New high-performance thermosetting polymer matrix material systems

Abstract

The synthesis of amorphous, soluble triarylphosphine oxide-containing imide oligomers and arylene ether sulfone triarylphosphine oxide copolymers is described. The imide oligomers were controlled-molecular-weight systems endcapped with 3-phenylethynyl aniline. The arylene ether copolymers were synthesized in high molecular weight with controlled amounts of a novel comonomer, which contained pendent aryl amino groups that were subsequently functionalized with 4-phenylethynylphthalic anhydride. The phenylethynyl groups were employed to afford a higher curing temperature (380–420°C), which widens the processing window between T g and the cure temperature compared with the well studied ethynyl-endcapped systems.

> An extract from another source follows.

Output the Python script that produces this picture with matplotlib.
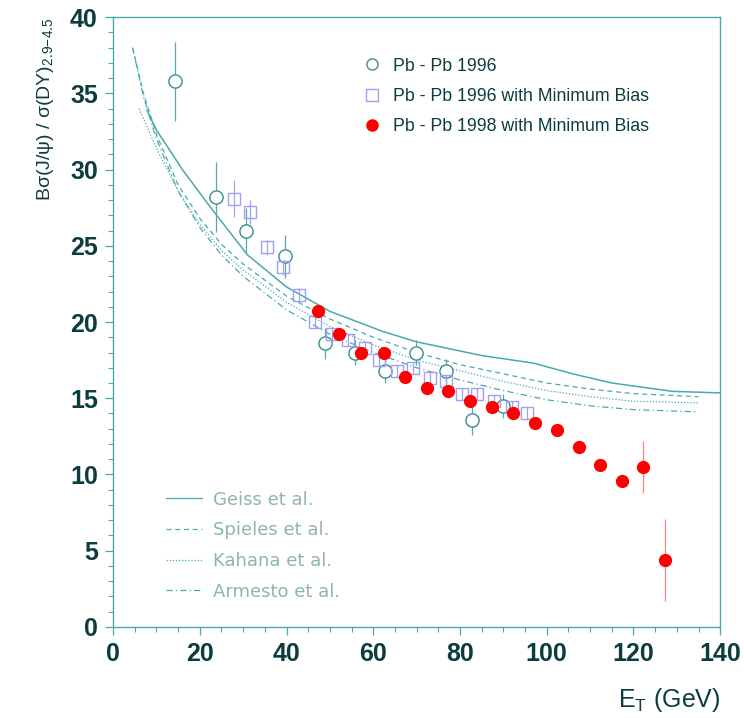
import numpy as np
import matplotlib
matplotlib.use("Agg")
import matplotlib.pyplot as plt
from matplotlib.lines import Line2D
from matplotlib.ticker import MultipleLocator

plt.rcParams['font.family'] = ['Liberation Sans', 'DejaVu Sans']
plt.rcParams['mathtext.fontset'] = 'custom'
plt.rcParams['mathtext.rm'] = 'Liberation Sans'
plt.rcParams['mathtext.it'] = 'Liberation Sans'

# Pb-Pb 1996 (open circles)
et_96 = [14.3, 23.8, 30.7, 39.7, 48.9, 55.8, 62.7, 69.9, 76.8, 82.8, 89.9]
r_96 = [35.8, 28.2, 26.0, 24.3, 18.6, 18.0, 16.8, 18.0, 16.8, 13.6, 14.5]
e_96 = [2.6, 2.3, 1.5, 1.4, 1.0, 0.8, 0.8, 0.8, 0.8, 1.0, 0.8]

# Pb-Pb 1996 with minimum bias (open squares)
et_96mb = [27.9, 31.6, 35.5, 39.2, 42.9, 46.6, 50.5, 54.2, 58.1, 61.3, 65.5,
           69.2, 73.1, 76.8, 80.5, 84.0, 87.9, 92.0, 95.5]
r_96mb = [28.1, 27.2, 24.9, 23.6, 21.8, 20.0, 19.2, 18.8, 18.3, 17.5, 16.8,
          17.0, 16.3, 16.1, 15.3, 15.3, 14.8, 14.4, 14.0]
e_96mb = [1.2, 0.8, 0.5, 0.5, 0.4, 0.4, 0.4, 0.4, 0.4, 0.4, 0.4,
          0.4, 0.4, 0.4, 0.4, 0.4, 0.4, 0.4, 0.4]

# Pb-Pb 1998 with minimum bias (red dots)
et_98 = [47.3, 52.1, 57.2, 62.5, 67.3, 72.4, 77.3, 82.3, 87.4, 92.3, 97.3,
         102.4, 107.5, 112.3, 117.4, 122.2, 127.3]
r_98 = [20.7, 19.2, 18.0, 18.0, 16.4, 15.7, 15.5, 14.8, 14.4, 14.0, 13.4,
        12.9, 11.8, 10.6, 9.6, 10.5, 4.4]
e_98 = [0.3, 0.3, 0.3, 0.3, 0.3, 0.3, 0.3, 0.3, 0.3, 0.3, 0.3,
        0.3, 0.3, 0.3, 0.3, 1.7, 2.7]

# model curves
geiss_x = [7.8, 10, 16, 22, 31, 40, 50, 62, 70, 75, 85, 97, 106, 115, 129, 140]
geiss_y = [33.9, 32.6, 30.0, 27.7, 24.4, 22.3, 20.7, 19.4, 18.7, 18.4, 17.8,
           17.3, 16.6, 16.0, 15.45, 15.35]
spieles_x = [4.5, 7, 10, 15, 20, 25, 30, 40, 50, 60, 70, 80, 90, 100, 110, 120, 135]
spieles_y = [38.0, 35.0, 32.3, 29.0, 26.8, 25.1, 23.8, 21.7, 20.2, 19.0, 18.0,
             17.2, 16.6, 16.0, 15.6, 15.3, 15.1]
kahana_x = [6, 10, 15, 20, 25, 30, 40, 50, 60, 70, 80, 90, 100, 110, 120, 135]
kahana_y = [34.0, 31.4, 28.6, 26.4, 24.7, 23.4, 21.3, 19.7, 18.5, 17.5, 16.8,
            16.1, 15.5, 15.1, 14.8, 14.7]
armesto_x = [4.5, 7, 10, 15, 20, 25, 30, 40, 50, 60, 70, 80, 90, 100, 110, 120, 135]
armesto_y = [38.0, 34.8, 32.0, 28.6, 26.2, 24.4, 23.0, 20.8, 19.2, 18.0, 17.0,
             16.2, 15.5, 14.9, 14.5, 14.25, 14.1]

teal = '#4aaaaa'
dark = '#0c3c3c'
grey = '#8fb3b3'

fig = plt.figure(figsize=(7.44, 7.18), dpi=100)
ax = fig.add_axes([0.152, 0.127, 0.816, 0.849])

lw_m = 0.9
ax.plot(geiss_x, geiss_y, color=teal, lw=1.1, ls='-')
ax.plot(spieles_x, spieles_y, color=teal, lw=lw_m, ls=(0, (4, 3)))
ax.plot(kahana_x, kahana_y, color=teal, lw=lw_m, ls=(0, (1, 1.5)))
ax.plot(armesto_x, armesto_y, color=teal, lw=lw_m, ls=(0, (5, 2.5, 1, 2.5)))

ax.errorbar(et_96, r_96, yerr=e_96, fmt='o', ms=9.5, mfc='white', mec='#3d8c8c',
            mew=1.0, ecolor='#5aa8a8', elinewidth=0.9, capsize=0, zorder=4)
ax.errorbar(et_96mb, r_96mb, yerr=e_96mb, fmt='s', ms=9, mfc='none', mec='#a0a0f0',
            mew=1.0, ecolor='#a0a0f0', elinewidth=0.9, capsize=0, zorder=5)
ax.errorbar(et_98, r_98, yerr=e_98, fmt='o', ms=8.5, mfc='#ff0000', mec='#ff0000',
            ecolor='#ff8080', elinewidth=0.9, capsize=0, zorder=6)

ax.set_xlim(0, 140)
ax.set_ylim(0, 40)
ax.xaxis.set_major_locator(MultipleLocator(20))
ax.xaxis.set_minor_locator(MultipleLocator(5))
ax.yaxis.set_major_locator(MultipleLocator(5))
ax.yaxis.set_minor_locator(MultipleLocator(1))
ax.tick_params(which='both', direction='out', color=teal, labelcolor=dark,
               labelsize=18, top=False, right=False)
ax.tick_params(which='major', length=6, width=0.9)
ax.tick_params(which='minor', length=3.5, width=0.8)
ax.tick_params(axis='y', pad=5)
ax.tick_params(axis='x', pad=5)
for lbl in ax.get_xticklabels() + ax.get_yticklabels():
    lbl.set_fontweight('bold')
for s in ax.spines.values():
    s.set_color(teal)
    s.set_linewidth(1.0)

ax.set_ylabel(r'B$\sigma$(J/$\psi$) / $\sigma$(DY)$_{2.9\!-\!4.5}$', loc='top',
              fontsize=14, color=dark, labelpad=10)
ax.set_xlabel(r'E$_{\rm T}$ (GeV)', loc='right', fontsize=18, color=dark, labelpad=14)

data_handles = [
    Line2D([], [], ls='none', marker='o', ms=8, mfc='white', mec='#3d8c8c'),
    Line2D([], [], ls='none', marker='s', ms=8, mfc='white', mec='#a0a0f0'),
    Line2D([], [], ls='none', marker='o', ms=8, mfc='#ff0000', mec='#ff0000'),
]
leg1 = ax.legend(data_handles, ['Pb - Pb 1996', 'Pb - Pb 1996 with Minimum Bias',
                                'Pb - Pb 1998 with Minimum Bias'],
                 loc='upper left', bbox_to_anchor=(0.385, 0.96), frameon=False,
                 fontsize=12.8, handletextpad=0.7, labelspacing=0.75,
                 handlelength=1.0, labelcolor=dark)
ax.add_artist(leg1)

model_handles = [
    Line2D([], [], color=teal, lw=0.9, ls='-'),
    Line2D([], [], color=teal, lw=0.9, ls=(0, (4, 3))),
    Line2D([], [], color=teal, lw=0.9, ls=(0, (1, 1.5))),
    Line2D([], [], color=teal, lw=0.9, ls=(0, (5, 2.5, 1, 2.5))),
]
leg2 = ax.legend(model_handles, ['Geiss et al.', 'Spieles et al.', 'Kahana et al.',
                                 'Armesto et al.'],
                 loc='upper left', bbox_to_anchor=(0.06, 0.25), frameon=False,
                 prop={'family': 'DejaVu Sans', 'size': 13}, handletextpad=0.6,
                 labelspacing=0.7, handlelength=2.0)
for t in leg2.get_texts():
    t.set_color(grey)

fig.savefig('out.png', dpi=100)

The polyimides were synthesized via solution imidization techniques, using the ester acid derived from various dianhydrides and several aromatic diamines. The ‘one-pot’ procedure utilized N-methylpyrrolidinone as the primary solvent and o-dichlorobenzene as the azeotroping agent, and reproducibly produced fully imidized soluble polyimides. Thermally cured polymers displayed good solvent resistance and exhibited glass transition temperatures comparable to their high-molecular-weight linear analogues. These polyimides also showed excellent thermal stability as judged by dynamic thermogravimetric analysis (t.g.a.). The arylene ether phosphine oxide copolymers were synthesized by a nucleophilic aromatic substitution reaction of the activated aryl dihalides with various bisphenolates. The thermally cured polyimides also exhibit excellent solvent resistance. Both the triarylphosphine oxide-containing polyimides and the arylene ether copolymers exhibited very high char yields as determined by t.g.a., e.g. the polyimides displayed about 50% char at 700°C in air.